**Goal of the exercise:**
Transcribe every record that appears below, exactly and in full.

[Recorded data]
-=-=-=-=-

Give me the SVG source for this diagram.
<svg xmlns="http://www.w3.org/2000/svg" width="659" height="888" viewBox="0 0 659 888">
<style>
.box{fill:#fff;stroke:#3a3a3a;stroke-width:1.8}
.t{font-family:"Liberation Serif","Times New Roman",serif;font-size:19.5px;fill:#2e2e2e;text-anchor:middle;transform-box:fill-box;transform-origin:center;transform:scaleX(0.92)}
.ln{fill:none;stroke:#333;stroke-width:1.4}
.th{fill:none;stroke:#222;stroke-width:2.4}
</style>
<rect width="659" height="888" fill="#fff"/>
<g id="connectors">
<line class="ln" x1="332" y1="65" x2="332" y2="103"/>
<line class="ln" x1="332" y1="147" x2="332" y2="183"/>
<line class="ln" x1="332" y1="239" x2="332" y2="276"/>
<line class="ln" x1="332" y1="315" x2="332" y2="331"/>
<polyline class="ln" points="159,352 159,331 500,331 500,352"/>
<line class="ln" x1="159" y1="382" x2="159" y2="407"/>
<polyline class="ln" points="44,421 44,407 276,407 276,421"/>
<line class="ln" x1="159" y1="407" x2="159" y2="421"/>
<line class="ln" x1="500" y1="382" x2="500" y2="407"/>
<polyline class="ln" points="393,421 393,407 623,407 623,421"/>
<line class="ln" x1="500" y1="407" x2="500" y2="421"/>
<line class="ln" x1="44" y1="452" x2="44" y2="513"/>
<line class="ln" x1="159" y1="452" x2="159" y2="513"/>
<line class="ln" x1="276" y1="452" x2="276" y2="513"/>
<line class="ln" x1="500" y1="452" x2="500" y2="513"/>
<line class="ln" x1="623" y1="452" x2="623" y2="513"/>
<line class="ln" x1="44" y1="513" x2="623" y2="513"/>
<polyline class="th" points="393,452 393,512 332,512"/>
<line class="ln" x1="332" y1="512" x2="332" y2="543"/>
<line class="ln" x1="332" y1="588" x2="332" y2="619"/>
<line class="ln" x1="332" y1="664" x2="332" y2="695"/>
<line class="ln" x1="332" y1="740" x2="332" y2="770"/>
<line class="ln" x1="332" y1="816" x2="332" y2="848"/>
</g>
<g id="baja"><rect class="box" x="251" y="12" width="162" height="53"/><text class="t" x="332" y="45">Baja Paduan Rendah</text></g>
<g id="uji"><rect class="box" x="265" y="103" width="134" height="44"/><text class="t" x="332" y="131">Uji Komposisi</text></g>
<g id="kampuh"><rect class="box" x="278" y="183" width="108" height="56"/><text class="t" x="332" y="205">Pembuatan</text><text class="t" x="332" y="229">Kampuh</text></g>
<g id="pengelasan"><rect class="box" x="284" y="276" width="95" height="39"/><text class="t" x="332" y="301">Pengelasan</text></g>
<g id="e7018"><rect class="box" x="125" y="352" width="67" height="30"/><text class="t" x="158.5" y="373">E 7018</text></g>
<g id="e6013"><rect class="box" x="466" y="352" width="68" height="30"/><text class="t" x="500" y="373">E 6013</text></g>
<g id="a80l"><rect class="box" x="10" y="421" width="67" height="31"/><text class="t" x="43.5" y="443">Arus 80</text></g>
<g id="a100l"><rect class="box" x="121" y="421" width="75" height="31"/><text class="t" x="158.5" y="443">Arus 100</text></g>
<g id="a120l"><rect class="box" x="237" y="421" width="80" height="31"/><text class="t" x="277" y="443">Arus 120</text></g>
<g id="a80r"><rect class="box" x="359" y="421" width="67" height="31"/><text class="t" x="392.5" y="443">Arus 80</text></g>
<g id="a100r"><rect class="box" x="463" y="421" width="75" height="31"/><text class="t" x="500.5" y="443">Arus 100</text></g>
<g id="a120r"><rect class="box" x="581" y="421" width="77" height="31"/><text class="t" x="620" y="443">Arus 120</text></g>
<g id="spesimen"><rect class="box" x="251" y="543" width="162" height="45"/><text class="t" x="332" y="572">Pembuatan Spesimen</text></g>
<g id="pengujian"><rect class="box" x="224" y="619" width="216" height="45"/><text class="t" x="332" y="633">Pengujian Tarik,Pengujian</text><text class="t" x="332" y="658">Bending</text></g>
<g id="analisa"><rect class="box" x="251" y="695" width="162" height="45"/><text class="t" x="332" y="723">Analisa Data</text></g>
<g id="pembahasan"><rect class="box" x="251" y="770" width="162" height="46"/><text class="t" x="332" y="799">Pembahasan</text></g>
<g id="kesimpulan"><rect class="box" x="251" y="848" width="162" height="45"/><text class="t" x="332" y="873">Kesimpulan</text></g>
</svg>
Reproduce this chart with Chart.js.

-=-=-=-=-

**Completed task:**
Give me the SVG source for this diagram.
<svg xmlns="http://www.w3.org/2000/svg" width="659" height="888" viewBox="0 0 659 888">
<style>
.box{fill:#fff;stroke:#3a3a3a;stroke-width:1.8}
.t{font-family:"Liberation Serif","Times New Roman",serif;font-size:19.5px;fill:#2e2e2e;text-anchor:middle;transform-box:fill-box;transform-origin:center;transform:scaleX(0.92)}
.ln{fill:none;stroke:#333;stroke-width:1.4}
.th{fill:none;stroke:#222;stroke-width:2.4}
</style>
<rect width="659" height="888" fill="#fff"/>
<g id="connectors">
<line class="ln" x1="332" y1="65" x2="332" y2="103"/>
<line class="ln" x1="332" y1="147" x2="332" y2="183"/>
<line class="ln" x1="332" y1="239" x2="332" y2="276"/>
<line class="ln" x1="332" y1="315" x2="332" y2="331"/>
<polyline class="ln" points="159,352 159,331 500,331 500,352"/>
<line class="ln" x1="159" y1="382" x2="159" y2="407"/>
<polyline class="ln" points="44,421 44,407 276,407 276,421"/>
<line class="ln" x1="159" y1="407" x2="159" y2="421"/>
<line class="ln" x1="500" y1="382" x2="500" y2="407"/>
<polyline class="ln" points="393,421 393,407 623,407 623,421"/>
<line class="ln" x1="500" y1="407" x2="500" y2="421"/>
<line class="ln" x1="44" y1="452" x2="44" y2="513"/>
<line class="ln" x1="159" y1="452" x2="159" y2="513"/>
<line class="ln" x1="276" y1="452" x2="276" y2="513"/>
<line class="ln" x1="500" y1="452" x2="500" y2="513"/>
<line class="ln" x1="623" y1="452" x2="623" y2="513"/>
<line class="ln" x1="44" y1="513" x2="623" y2="513"/>
<polyline class="th" points="393,452 393,512 332,512"/>
<line class="ln" x1="332" y1="512" x2="332" y2="543"/>
<line class="ln" x1="332" y1="588" x2="332" y2="619"/>
<line class="ln" x1="332" y1="664" x2="332" y2="695"/>
<line class="ln" x1="332" y1="740" x2="332" y2="770"/>
<line class="ln" x1="332" y1="816" x2="332" y2="848"/>
</g>
<g id="baja"><rect class="box" x="251" y="12" width="162" height="53"/><text class="t" x="332" y="45">Baja Paduan Rendah</text></g>
<g id="uji"><rect class="box" x="265" y="103" width="134" height="44"/><text class="t" x="332" y="131">Uji Komposisi</text></g>
<g id="kampuh"><rect class="box" x="278" y="183" width="108" height="56"/><text class="t" x="332" y="205">Pembuatan</text><text class="t" x="332" y="229">Kampuh</text></g>
<g id="pengelasan"><rect class="box" x="284" y="276" width="95" height="39"/><text class="t" x="332" y="301">Pengelasan</text></g>
<g id="e7018"><rect class="box" x="125" y="352" width="67" height="30"/><text class="t" x="158.5" y="373">E 7018</text></g>
<g id="e6013"><rect class="box" x="466" y="352" width="68" height="30"/><text class="t" x="500" y="373">E 6013</text></g>
<g id="a80l"><rect class="box" x="10" y="421" width="67" height="31"/><text class="t" x="43.5" y="443">Arus 80</text></g>
<g id="a100l"><rect class="box" x="121" y="421" width="75" height="31"/><text class="t" x="158.5" y="443">Arus 100</text></g>
<g id="a120l"><rect class="box" x="237" y="421" width="80" height="31"/><text class="t" x="277" y="443">Arus 120</text></g>
<g id="a80r"><rect class="box" x="359" y="421" width="67" height="31"/><text class="t" x="392.5" y="443">Arus 80</text></g>
<g id="a100r"><rect class="box" x="463" y="421" width="75" height="31"/><text class="t" x="500.5" y="443">Arus 100</text></g>
<g id="a120r"><rect class="box" x="581" y="421" width="77" height="31"/><text class="t" x="620" y="443">Arus 120</text></g>
<g id="spesimen"><rect class="box" x="251" y="543" width="162" height="45"/><text class="t" x="332" y="572">Pembuatan Spesimen</text></g>
<g id="pengujian"><rect class="box" x="224" y="619" width="216" height="45"/><text class="t" x="332" y="633">Pengujian Tarik,Pengujian</text><text class="t" x="332" y="658">Bending</text></g>
<g id="analisa"><rect class="box" x="251" y="695" width="162" height="45"/><text class="t" x="332" y="723">Analisa Data</text></g>
<g id="pembahasan"><rect class="box" x="251" y="770" width="162" height="46"/><text class="t" x="332" y="799">Pembahasan</text></g>
<g id="kesimpulan"><rect class="box" x="251" y="848" width="162" height="45"/><text class="t" x="332" y="873">Kesimpulan</text></g>
</svg>
Reproduce this chart with Chart.js.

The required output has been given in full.